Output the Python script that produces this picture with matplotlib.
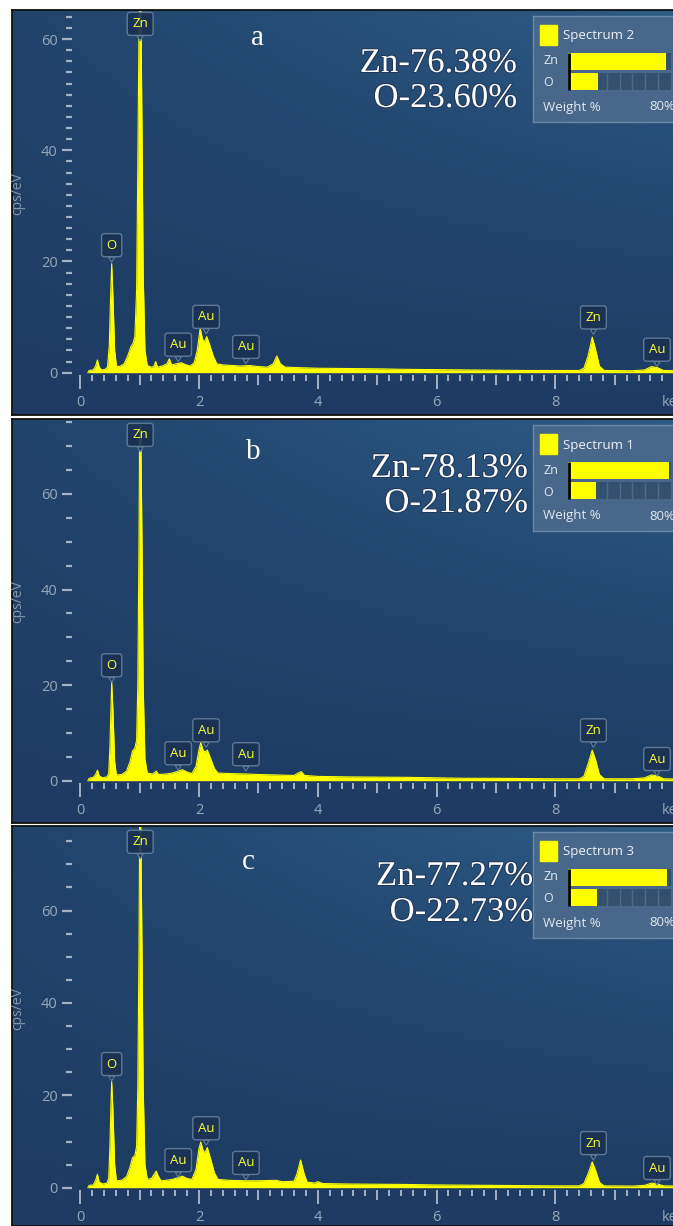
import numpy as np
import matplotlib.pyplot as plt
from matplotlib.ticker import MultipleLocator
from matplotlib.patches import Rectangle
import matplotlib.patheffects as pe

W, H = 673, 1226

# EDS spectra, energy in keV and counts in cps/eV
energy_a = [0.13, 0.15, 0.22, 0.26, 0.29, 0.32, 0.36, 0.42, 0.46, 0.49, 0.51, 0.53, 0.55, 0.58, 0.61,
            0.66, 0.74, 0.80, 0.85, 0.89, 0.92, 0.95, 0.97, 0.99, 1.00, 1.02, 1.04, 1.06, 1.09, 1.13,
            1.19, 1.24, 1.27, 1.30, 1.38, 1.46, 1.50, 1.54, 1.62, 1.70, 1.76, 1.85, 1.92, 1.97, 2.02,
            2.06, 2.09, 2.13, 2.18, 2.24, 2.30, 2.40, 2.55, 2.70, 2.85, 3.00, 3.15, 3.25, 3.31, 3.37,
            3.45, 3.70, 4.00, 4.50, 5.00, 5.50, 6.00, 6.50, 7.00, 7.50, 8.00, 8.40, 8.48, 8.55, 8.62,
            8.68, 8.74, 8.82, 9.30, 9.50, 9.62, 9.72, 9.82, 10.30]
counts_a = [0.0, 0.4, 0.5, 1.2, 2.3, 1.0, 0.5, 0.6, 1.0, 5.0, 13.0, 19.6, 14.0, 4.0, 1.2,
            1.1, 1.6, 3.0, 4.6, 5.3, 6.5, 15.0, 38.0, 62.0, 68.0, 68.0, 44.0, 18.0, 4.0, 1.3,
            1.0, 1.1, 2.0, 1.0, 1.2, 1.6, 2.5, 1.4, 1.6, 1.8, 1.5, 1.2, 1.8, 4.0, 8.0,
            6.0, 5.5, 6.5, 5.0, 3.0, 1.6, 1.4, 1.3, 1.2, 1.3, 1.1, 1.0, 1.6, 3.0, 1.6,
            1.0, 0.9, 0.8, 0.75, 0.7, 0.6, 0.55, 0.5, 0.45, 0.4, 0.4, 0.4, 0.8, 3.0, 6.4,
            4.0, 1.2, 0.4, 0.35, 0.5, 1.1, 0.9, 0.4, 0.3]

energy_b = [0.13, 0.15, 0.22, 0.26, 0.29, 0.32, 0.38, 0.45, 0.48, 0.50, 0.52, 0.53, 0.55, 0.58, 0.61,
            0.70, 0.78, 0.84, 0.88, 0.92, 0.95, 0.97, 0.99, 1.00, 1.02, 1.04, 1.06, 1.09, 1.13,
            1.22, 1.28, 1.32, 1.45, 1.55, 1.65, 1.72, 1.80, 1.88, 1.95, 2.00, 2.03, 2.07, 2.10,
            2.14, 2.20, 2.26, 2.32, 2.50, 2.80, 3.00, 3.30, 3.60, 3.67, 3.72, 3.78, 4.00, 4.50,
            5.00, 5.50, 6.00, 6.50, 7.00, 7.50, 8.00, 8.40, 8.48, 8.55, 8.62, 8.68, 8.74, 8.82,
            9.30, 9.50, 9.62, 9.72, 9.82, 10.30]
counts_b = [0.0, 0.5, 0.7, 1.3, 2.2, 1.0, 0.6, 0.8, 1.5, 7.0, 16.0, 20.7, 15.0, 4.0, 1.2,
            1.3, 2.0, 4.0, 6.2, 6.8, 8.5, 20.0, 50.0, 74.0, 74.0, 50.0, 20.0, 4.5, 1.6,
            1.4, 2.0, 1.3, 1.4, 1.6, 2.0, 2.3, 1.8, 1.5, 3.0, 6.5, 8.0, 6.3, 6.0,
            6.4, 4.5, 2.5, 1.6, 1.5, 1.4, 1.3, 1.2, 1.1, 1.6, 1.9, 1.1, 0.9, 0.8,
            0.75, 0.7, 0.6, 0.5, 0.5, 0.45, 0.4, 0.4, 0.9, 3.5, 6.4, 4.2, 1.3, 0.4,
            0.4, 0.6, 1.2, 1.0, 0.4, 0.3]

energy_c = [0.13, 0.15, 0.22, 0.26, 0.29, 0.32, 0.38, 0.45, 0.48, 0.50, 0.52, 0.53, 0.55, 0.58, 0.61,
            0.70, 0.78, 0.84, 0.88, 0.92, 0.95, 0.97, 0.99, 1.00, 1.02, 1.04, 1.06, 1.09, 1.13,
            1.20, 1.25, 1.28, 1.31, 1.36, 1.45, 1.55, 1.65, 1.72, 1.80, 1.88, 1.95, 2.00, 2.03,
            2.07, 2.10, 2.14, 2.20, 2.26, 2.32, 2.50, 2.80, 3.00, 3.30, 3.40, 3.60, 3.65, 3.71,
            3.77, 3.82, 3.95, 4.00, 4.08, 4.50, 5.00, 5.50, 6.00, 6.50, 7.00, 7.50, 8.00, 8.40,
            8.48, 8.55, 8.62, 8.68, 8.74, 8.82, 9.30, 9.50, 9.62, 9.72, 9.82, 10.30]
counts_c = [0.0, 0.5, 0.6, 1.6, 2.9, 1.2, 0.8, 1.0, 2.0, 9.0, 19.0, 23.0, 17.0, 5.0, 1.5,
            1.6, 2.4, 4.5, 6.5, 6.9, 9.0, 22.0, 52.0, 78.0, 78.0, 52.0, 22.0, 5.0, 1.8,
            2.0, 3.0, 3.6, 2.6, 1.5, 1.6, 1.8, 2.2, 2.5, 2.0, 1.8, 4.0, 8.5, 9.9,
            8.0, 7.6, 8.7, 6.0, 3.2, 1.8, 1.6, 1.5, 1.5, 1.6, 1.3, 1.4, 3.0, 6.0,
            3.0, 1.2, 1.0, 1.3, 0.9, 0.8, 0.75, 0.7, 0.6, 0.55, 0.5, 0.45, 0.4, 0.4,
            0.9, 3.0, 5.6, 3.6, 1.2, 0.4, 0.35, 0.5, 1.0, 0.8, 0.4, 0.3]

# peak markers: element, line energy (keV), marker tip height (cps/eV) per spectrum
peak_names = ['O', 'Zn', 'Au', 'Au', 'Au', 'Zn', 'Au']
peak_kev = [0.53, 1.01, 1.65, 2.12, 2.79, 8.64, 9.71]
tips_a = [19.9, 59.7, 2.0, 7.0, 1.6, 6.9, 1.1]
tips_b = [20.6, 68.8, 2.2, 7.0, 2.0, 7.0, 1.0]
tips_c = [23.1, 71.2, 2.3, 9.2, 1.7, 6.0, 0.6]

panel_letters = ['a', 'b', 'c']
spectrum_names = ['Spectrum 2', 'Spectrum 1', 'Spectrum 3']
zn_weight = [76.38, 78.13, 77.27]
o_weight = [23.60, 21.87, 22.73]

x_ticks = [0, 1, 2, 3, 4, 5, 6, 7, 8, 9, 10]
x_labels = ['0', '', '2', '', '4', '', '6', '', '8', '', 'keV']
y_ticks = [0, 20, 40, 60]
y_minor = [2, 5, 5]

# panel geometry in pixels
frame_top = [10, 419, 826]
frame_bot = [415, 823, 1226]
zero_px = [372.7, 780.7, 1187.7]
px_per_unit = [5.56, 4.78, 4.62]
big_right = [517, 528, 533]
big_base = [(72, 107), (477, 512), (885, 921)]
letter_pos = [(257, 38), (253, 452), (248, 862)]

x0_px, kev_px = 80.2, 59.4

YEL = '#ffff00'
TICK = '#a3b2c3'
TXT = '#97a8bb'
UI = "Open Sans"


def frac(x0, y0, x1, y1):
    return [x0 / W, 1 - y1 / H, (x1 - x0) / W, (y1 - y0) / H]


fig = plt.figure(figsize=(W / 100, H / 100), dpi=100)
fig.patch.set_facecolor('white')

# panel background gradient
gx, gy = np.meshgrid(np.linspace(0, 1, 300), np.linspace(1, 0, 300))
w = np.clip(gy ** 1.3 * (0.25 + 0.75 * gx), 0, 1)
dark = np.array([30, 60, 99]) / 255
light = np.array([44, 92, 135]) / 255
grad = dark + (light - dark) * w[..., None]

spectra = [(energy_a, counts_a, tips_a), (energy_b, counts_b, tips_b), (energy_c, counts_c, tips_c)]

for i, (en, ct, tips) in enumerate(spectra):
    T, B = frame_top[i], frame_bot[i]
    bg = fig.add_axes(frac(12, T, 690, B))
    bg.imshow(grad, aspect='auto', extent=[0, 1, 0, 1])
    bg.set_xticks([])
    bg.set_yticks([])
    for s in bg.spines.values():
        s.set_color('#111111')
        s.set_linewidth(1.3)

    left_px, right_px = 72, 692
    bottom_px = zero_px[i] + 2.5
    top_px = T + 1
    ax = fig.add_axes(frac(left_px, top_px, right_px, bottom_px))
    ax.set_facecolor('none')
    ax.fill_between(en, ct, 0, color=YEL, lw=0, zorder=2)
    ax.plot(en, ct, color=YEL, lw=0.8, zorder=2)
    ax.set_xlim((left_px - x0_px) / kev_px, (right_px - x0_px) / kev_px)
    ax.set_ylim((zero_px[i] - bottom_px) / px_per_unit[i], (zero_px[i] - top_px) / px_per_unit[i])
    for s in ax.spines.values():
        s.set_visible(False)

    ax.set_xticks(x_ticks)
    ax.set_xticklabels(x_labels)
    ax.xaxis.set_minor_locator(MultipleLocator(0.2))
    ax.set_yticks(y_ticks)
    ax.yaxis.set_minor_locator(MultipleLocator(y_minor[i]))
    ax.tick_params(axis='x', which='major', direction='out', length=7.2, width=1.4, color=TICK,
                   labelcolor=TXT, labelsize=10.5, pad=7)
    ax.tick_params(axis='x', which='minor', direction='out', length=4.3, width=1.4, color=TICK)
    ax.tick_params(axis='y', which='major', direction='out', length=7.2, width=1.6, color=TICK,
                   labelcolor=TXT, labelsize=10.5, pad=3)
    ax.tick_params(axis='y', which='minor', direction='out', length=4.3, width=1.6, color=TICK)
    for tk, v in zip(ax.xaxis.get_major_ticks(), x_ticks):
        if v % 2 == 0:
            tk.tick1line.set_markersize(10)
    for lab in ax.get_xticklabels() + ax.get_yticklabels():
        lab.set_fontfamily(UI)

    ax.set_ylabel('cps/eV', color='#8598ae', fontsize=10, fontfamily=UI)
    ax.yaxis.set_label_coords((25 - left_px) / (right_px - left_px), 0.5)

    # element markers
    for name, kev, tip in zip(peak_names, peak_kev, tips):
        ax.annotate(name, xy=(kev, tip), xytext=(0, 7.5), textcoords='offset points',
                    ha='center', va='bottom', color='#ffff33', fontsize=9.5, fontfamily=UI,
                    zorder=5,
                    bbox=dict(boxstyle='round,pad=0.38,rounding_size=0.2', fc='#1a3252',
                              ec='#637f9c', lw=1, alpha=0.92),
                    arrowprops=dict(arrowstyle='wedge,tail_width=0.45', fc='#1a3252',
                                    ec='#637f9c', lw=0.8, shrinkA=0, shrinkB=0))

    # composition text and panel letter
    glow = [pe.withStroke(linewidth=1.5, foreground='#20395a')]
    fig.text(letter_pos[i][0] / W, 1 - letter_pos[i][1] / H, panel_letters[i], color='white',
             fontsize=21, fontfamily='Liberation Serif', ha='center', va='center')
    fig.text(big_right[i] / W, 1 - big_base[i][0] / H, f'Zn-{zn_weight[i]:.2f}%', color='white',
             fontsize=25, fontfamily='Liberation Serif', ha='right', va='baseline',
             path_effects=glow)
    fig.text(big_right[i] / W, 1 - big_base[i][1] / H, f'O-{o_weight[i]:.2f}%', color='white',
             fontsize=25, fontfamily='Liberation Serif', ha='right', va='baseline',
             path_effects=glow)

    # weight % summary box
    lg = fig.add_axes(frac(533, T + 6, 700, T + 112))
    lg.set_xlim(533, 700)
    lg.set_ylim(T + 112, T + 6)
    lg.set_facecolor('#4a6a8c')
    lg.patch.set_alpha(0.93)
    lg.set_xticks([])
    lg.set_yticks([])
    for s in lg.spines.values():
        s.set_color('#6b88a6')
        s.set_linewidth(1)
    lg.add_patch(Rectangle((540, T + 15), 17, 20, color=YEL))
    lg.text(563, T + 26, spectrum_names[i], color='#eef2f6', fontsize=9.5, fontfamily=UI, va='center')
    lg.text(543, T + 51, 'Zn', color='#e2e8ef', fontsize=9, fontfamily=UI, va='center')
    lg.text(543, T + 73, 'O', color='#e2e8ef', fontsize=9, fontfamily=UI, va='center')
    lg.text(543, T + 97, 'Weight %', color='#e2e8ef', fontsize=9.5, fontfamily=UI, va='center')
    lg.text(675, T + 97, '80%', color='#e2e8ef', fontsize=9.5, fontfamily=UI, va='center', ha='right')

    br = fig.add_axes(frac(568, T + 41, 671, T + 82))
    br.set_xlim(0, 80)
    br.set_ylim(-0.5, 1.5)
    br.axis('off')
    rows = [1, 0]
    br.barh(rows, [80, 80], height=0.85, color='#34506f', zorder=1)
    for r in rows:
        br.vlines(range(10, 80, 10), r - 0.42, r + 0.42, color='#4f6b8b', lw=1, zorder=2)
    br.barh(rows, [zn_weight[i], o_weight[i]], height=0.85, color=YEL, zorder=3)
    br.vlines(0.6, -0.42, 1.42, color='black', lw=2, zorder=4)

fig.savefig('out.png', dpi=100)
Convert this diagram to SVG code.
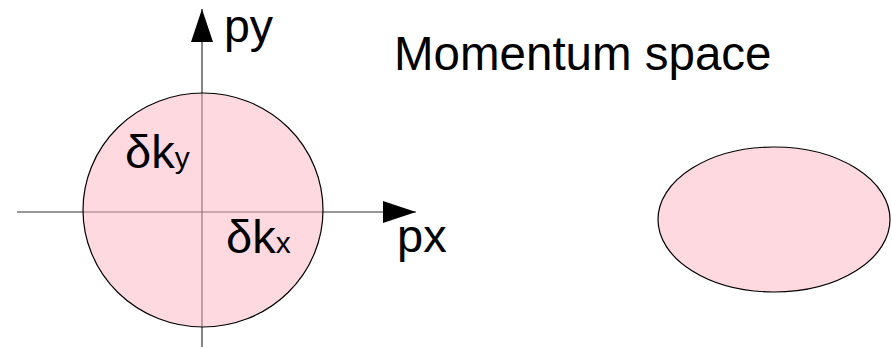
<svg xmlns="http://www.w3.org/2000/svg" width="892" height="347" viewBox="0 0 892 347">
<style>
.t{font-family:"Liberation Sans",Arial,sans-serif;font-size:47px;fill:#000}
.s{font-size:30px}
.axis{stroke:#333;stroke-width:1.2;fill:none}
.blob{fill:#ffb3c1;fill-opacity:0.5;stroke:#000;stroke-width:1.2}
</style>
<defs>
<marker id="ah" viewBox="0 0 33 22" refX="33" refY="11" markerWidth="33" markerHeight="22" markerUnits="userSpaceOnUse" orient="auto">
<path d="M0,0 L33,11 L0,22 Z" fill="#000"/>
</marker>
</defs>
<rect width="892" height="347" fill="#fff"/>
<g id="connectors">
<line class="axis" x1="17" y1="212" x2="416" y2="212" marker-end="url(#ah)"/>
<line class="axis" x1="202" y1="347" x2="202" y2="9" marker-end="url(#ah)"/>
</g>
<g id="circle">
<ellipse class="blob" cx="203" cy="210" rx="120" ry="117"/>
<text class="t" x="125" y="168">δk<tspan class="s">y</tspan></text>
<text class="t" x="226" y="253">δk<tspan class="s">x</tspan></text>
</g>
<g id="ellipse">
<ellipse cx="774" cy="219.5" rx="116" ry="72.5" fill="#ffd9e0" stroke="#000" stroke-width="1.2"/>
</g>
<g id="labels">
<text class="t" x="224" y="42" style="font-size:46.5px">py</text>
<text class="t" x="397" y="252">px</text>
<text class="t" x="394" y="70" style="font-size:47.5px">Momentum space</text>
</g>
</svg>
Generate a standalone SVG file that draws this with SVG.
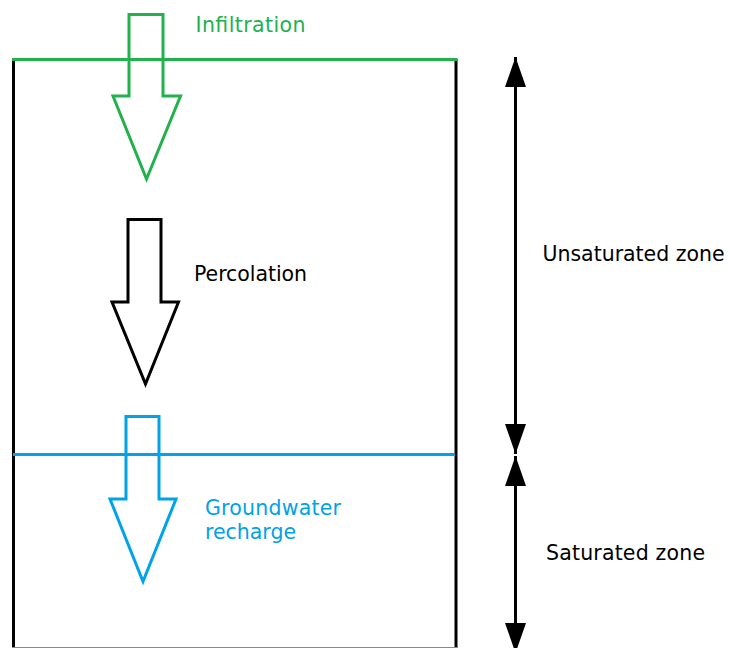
____________________
WHAT THIS TASK INVOLVES
Reproduce the listing above from the line that contains "Convert this diagram to SVG code." through its final line, exactly and with nothing added. Omit the images.

COMPLETE RESPONSE
Convert this diagram to SVG code.
<svg xmlns="http://www.w3.org/2000/svg" width="892" height="347" viewBox="0 0 892 347">
<style>
.t{font-family:"Liberation Sans",Arial,sans-serif;font-size:47px;fill:#000}
.s{font-size:30px}
.axis{stroke:#333;stroke-width:1.2;fill:none}
.blob{fill:#ffb3c1;fill-opacity:0.5;stroke:#000;stroke-width:1.2}
</style>
<defs>
<marker id="ah" viewBox="0 0 33 22" refX="33" refY="11" markerWidth="33" markerHeight="22" markerUnits="userSpaceOnUse" orient="auto">
<path d="M0,0 L33,11 L0,22 Z" fill="#000"/>
</marker>
</defs>
<rect width="892" height="347" fill="#fff"/>
<g id="connectors">
<line class="axis" x1="17" y1="212" x2="416" y2="212" marker-end="url(#ah)"/>
<line class="axis" x1="202" y1="347" x2="202" y2="9" marker-end="url(#ah)"/>
</g>
<g id="circle">
<ellipse class="blob" cx="203" cy="210" rx="120" ry="117"/>
<text class="t" x="125" y="168">δk<tspan class="s">y</tspan></text>
<text class="t" x="226" y="253">δk<tspan class="s">x</tspan></text>
</g>
<g id="ellipse">
<ellipse cx="774" cy="219.5" rx="116" ry="72.5" fill="#ffd9e0" stroke="#000" stroke-width="1.2"/>
</g>
<g id="labels">
<text class="t" x="224" y="42" style="font-size:46.5px">py</text>
<text class="t" x="397" y="252">px</text>
<text class="t" x="394" y="70" style="font-size:47.5px">Momentum space</text>
</g>
</svg>
Generate a standalone SVG file that draws this with SVG.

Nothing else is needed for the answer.